早晚一天让你这贱人好看!卢润邻心里一发狠,咬着牙根点点头:“黄总,您放心吧,我会办好的。”
“哈哈,这就是了嘛,没什么大不了的,挺简单的一件事。好了,那你先下去吧,看看有什么能帮忙的帮一帮,可能要搬一下桌子。”
卢润邻起身出了黄耀明的书房,这才打开牛皮纸袋看了一眼,里面果然是七沓钞票,他将纸袋裹起来塞进怀了,这才往楼下走去,一边心里暗自把刚才的情形重新回想了一遍。
黄耀明在说事情之前本来是要介绍一下他那个从深圳来的老同学,应该是姓许,却被林菲菲拦住了,听他们话里的意思,三石股份这事应该和这个姓许的有关系,所以想要弄明白他们的意图,就得先搞清楚这个姓许的到底是什么身份,那样或许能够判断出来他们的意图。
下到楼下,他先到厨房帮了一会儿忙,试探着跟陈云英打听那个姓许的身份,但似乎陈云英也所知不多,只知道他叫许达,目前在深圳工作,是黄耀明的大学同学。
在厨房帮了一阵忙,他又被叫去饭厅摆放桌椅,刚弄完客人也陆陆续续到了,黄耀明下楼来招呼客人,就让他帮着端茶倒水,吃晚饭的时候又让他帮着上了菜。席间他留意去听黄耀明怎么跟其他客人介绍许达,才弄明白了,这人是个搞私募基金的,黄耀明还帮着推销他的私募产品。

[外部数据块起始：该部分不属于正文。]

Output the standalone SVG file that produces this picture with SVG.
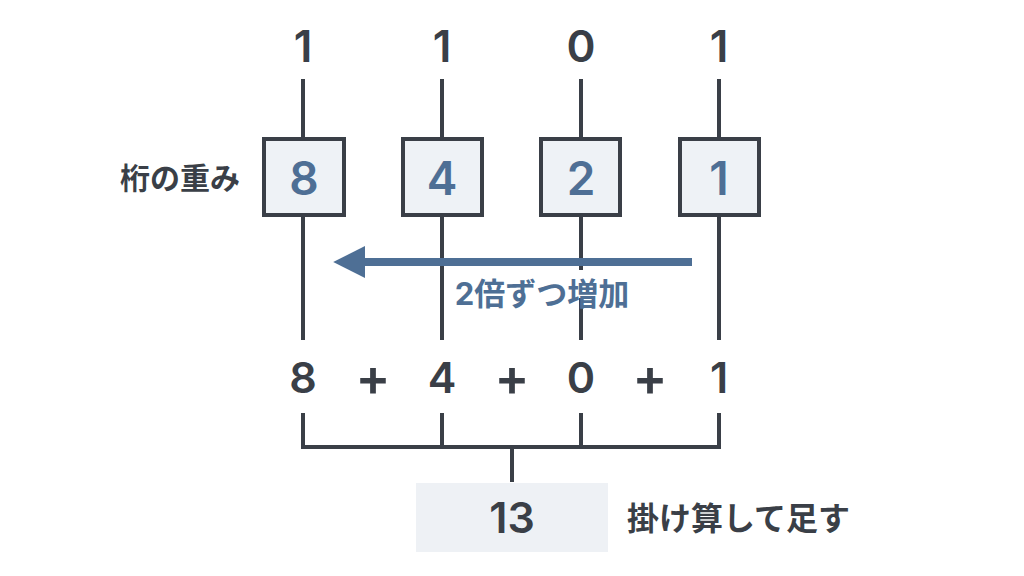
<svg xmlns="http://www.w3.org/2000/svg" width="1024" height="576" viewBox="0 0 1024 576">
<defs>
<style>
.ln{stroke:#3a3f47;stroke-width:4;fill:none}
.box{fill:#eef2f6;stroke:#3a3f47;stroke-width:4}
.dg{font-family:Inter,"Noto Sans",sans-serif;font-weight:600;fill:#3a3f47;text-anchor:middle}
.wt{font-family:Inter,"Noto Sans",sans-serif;font-weight:600;fill:#4e6f95;text-anchor:middle;font-size:46px}
.jp{font-family:"Noto Sans CJK JP","Noto Sans",sans-serif;font-weight:700;fill:#3a3f47}
</style>
<marker id="ah" viewBox="0 0 10 10" refX="1" refY="5" markerWidth="4" markerHeight="4.2" orient="auto-start-reverse" markerUnits="strokeWidth">
<path d="M0,0 L10,5 L0,10 Z" fill="#4e6f95"/>
</marker>
</defs>
<rect width="1024" height="576" fill="#ffffff"/>
<g id="connectors">
<line class="ln" x1="303" y1="79" x2="303" y2="137"/>
<line class="ln" x1="442" y1="79" x2="442" y2="137"/>
<line class="ln" x1="581" y1="79" x2="581" y2="137"/>
<line class="ln" x1="719" y1="79" x2="719" y2="137"/>
<line class="ln" x1="303" y1="217" x2="303" y2="340"/>
<line class="ln" x1="442" y1="217" x2="442" y2="340"/>
<line class="ln" x1="581" y1="217" x2="581" y2="340"/>
<line class="ln" x1="719" y1="217" x2="719" y2="340"/>
<path class="ln" d="M303,413 V447 H719 V413 M442,413 V447 M581,413 V447 M512,447 V482" stroke-linejoin="miter"/>
<line x1="692" y1="262" x2="362" y2="262" stroke="#4e6f95" stroke-width="8" marker-end="url(#ah)"/>
</g>
<g id="bits">
<text class="dg" x="303" y="62" font-size="44">1</text>
<text class="dg" x="442" y="62" font-size="44">1</text>
<text class="dg" x="581" y="62" font-size="44">0</text>
<text class="dg" x="719" y="62" font-size="44">1</text>
</g>
<g id="w8"><rect class="box" x="264" y="139" width="80" height="76"/><text class="wt" x="304" y="195">8</text></g>
<g id="w4"><rect class="box" x="403" y="139" width="79" height="76"/><text class="wt" x="442" y="195">4</text></g>
<g id="w2"><rect class="box" x="541" y="139" width="79" height="76"/><text class="wt" x="581" y="195">2</text></g>
<g id="w1"><rect class="box" x="680" y="139" width="79" height="76"/><text class="wt" x="719" y="195">1</text></g>
<g id="label-weight"><text class="jp" x="240" y="189" font-size="30" text-anchor="end">桁の重み</text></g>
<g id="label-double">
<rect x="448" y="270" width="188" height="28" fill="#ffffff"/>
<text x="542" y="305" font-size="31" text-anchor="middle" font-family="Inter,'Noto Sans CJK JP',sans-serif" font-weight="700" fill="#4e6f95">2倍ずつ増加</text>
</g>
<g id="sum">
<text class="dg" x="303" y="393" font-size="43">8</text>
<text class="dg" x="373" y="396" font-size="52">+</text>
<text class="dg" x="442" y="393" font-size="43">4</text>
<text class="dg" x="512" y="396" font-size="52">+</text>
<text class="dg" x="581" y="393" font-size="43">0</text>
<text class="dg" x="650" y="396" font-size="52">+</text>
<text class="dg" x="719" y="393" font-size="43">1</text>
</g>
<g id="result">
<rect x="416" y="483" width="192" height="69" fill="#eef1f5"/>
<text class="dg" x="512" y="533" font-size="43">13</text>
</g>
<g id="label-sum"><text class="jp" x="627" y="530" font-size="32">掛け算して足す</text></g>
</svg>
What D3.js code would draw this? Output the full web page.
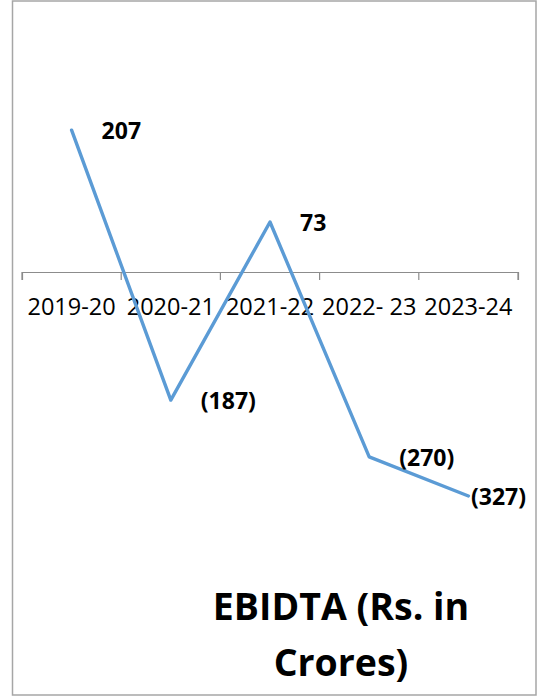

弄明白了这一点,卢润邻很容易就猜到他们要干什么了。肯定是许达的私募产品在三石股份上吃了大亏,应该是被深套了,因此找到黄耀明,让他用他管理的公募基金去拉升三石股份,帮忙解套。但是黄耀明要让自己管理的基金介入三石股份,就必须得有理由。
许达能为一只股票专门找黄耀明帮忙,说明他在这只股票上亏的一定很惨,那么他的私募产品持仓量肯定就小不了。当股价拉升上去,一旦解套、甚至可能还有盈利,许达的私募产品就会迅速清空三石股份,大量股票短期内集中卖出,结果就是股价大跌,介入进去的公募基金就会有大幅度的亏损。等到风控部来做这个季度的交易核查的时候,黄耀明就得说明三石股份的交易依据。既然研究员提供的研究报告里有三石股份的重大利好,那么他的买入也就有依据了,至于后来利好没能兑现,那是另外一个问题,反正他的责任就不大了。
同时卢润邻还想到,这似乎是个自己发财的机会。许达的私募产品在三石股份上亏损很严重,那么不光持仓量大,亏损幅度肯定也不小,要帮他解套,拉升的幅度也就小不了,估计至少也得百分之二三十吧。正好自己眼下手头有黄耀明两次给的十万块钱,可以先进去埋伏着,等拉升起来就跑,就能赚到一笔差价了。想到这里,他又觉得心里舒服了点。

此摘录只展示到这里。